Cuando pueden, los chilenos que viven en el archipiélago de la región XIV hacen un peregrinaje a su tierra. Llegan contentos, pero apenas se bajan del avión los ataca una especie de puna. Lo reconocen casi todo, pero se mueven como si estuvieran en territorio extraño, mareados en el vaivén de un péndulo existencial. Es normal su desorientación, porque un país es un poderoso artificio, una performance colectiva, siempre en marcha, a la que no es tan fácil integrarse.
Los «del interior» no entienden bien el proceso de acostumbramiento de los recién llegados. Les llega a molestar la fruición nostálgica con que «los de afuera» olisquean sus territorios y retoman posesión. Todo lo miran con lupa, se asombran por todo. Pero paciencia; con el tiempo, el efecto-lejanía se disipa en la conciencia del viajero: ya no le llaman la atención la música de las conversaciones en chileno puro, ni el aire con olor a bencina, ni el perfume de la fruta fresca. No se impacienta con los horarios veleidosos, no se mofa de los rituales barrocos del comercio, y se mete sin asco en la guerra de guerrillas del desplazamiento urbano. La belleza de una esquina olvidada ya no le colma el alma de añoranzas, ni se queda embobado frente a una cordillera reluciendo anaranjada en el crepúsculo. Le da casi igual hallulla que marraqueta. Es como si nunca se hubiera ido. Como si nunca hubiera pasado nada. Y muchos de «los de adentro» le repiten con insistencia, algunos complacientes, algunos flagelantes, que en Chile no pasa nada. El viajero opta por creerles, para no sentirse tan ajeno.

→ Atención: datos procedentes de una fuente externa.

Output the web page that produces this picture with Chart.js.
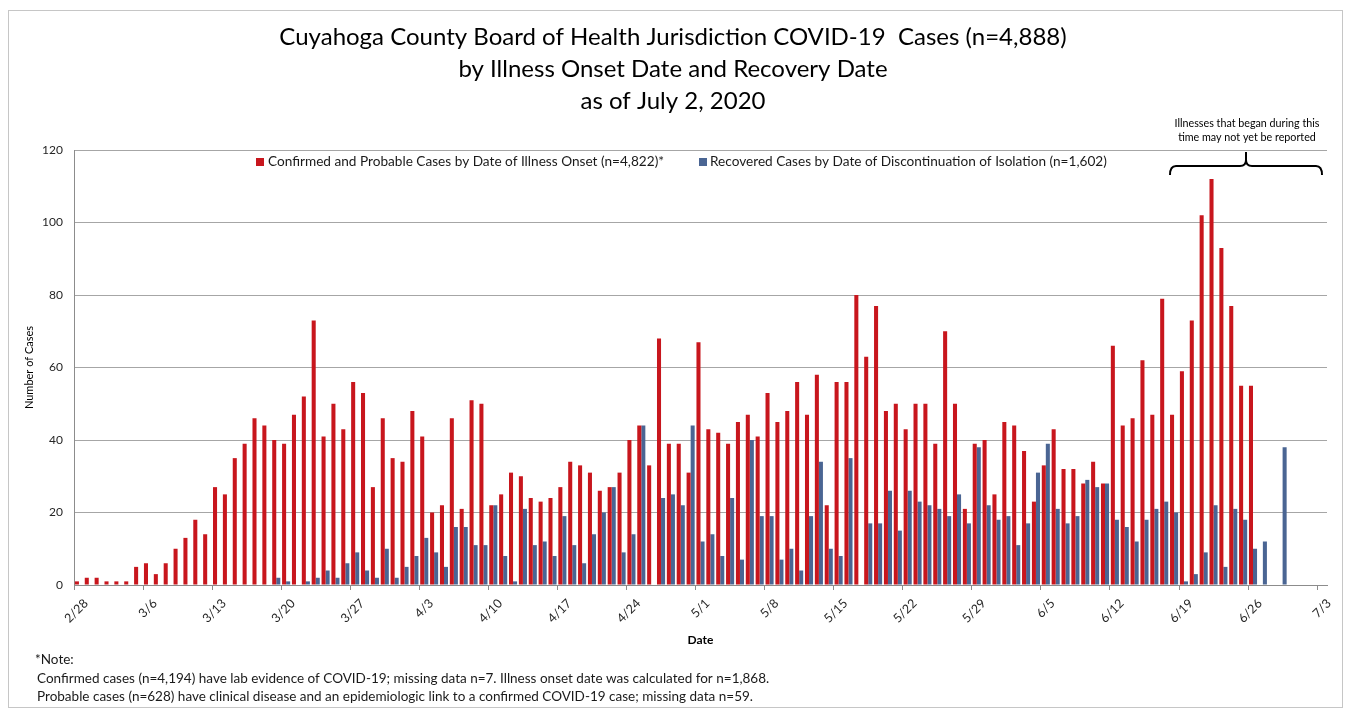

Pero tarde o temprano, el peregrino tiene que volver a su islote recóndito. Y en la distancia se larga a echar de menos. Confirma que la fruta en Chile tiene mejor sabor, que el clima es incomparable, que no hay como el humor chileno, enjundioso y preciso, aguzado a martillazos de silencio, ese humor que es nuestro simulacro de franqueza. Al mismo tiempo, hace el recuento de las carencias de la patria: el disimulo como modus operandi, la desigualdad congénita, el autoritarismo que asoma su enagua de prejuicios por debajo de sotanas, togas y uniformes, la amnesia como política de estado. Con la distancia, paradójicamente, recupera la conciencia de que en Chile han pasado y siguen pasando muchas cosas.
Uno de los personajes más entrañables de Antonio Skármeta es Lucho, un niño chileno transplantado en Berlín. En el fútbol, Lucho no vacila en dar patadas, pero después del foul, para que los alemanes no le peguen, se defiende gritando Nix passiert!; de ahí su apodo y el título de la novela: «No pasó nada». En este bildungsroman en miniatura, Lucho aprende, entre otras cosas, que negar la realidad no es lo mismo que enfrentarla. De paso, les enseña a sus padres a reconocer los dolores del pasado y las dificultades del presente, pero sin olvidar las promesas del porvenir. Lucho tiene que cruzar el umbral de su casa por cuenta propia para crecer, pero su madurez se consolida cuando regresa al hogar, portando la lucidez y las cicatrices que adquirió en sus pellejerías por otros mundos.
A todos nos haría bien mirar el país con los ojos inquietos y amorosos del viajero, del que no ajusta fácilmente su mirada a la visión dominante, para saber pifiar cuando en el césped histórico del Estadio Nacional los culpables recurren a su Nix passiert tan conocido, o para aplaudir al juez que se esfuerza en señalar el lugar preciso en que se cometió la falta. Sería bueno tener presente esa mirada distanciada para darse cuenta de que expandir las fronteras de nuestra isla e integrarse al mundo implica no sólo celebrar logros, sino reconocer verdades difíciles: que nuestra democracia se topa con una constitución diseñada en dictadura, que las fuerzas armadas y la iglesia se arrogan funciones y privilegios que no les corresponden, y que la justicia, a pesar de los esfuerzos, sigue siendo clasista y tolerante con su propia corrupción.
Al mismo tiempo, la óptica implacable del recién llegado podría tomar en cuenta, para ser justos, que desde lejos se ve bien el panorama pero no se aprecia bien la textura traicionera y resbaladiza del terreno.
Con tanto ir y venir metafórico, me desoriento y no sé bien dónde estoy, si allá o acá, cuando escribo esta página. Acaso usted sabrá dónde ubicarse cuando le aseguren, por el motivo que sea, que en Chile no pasa nada.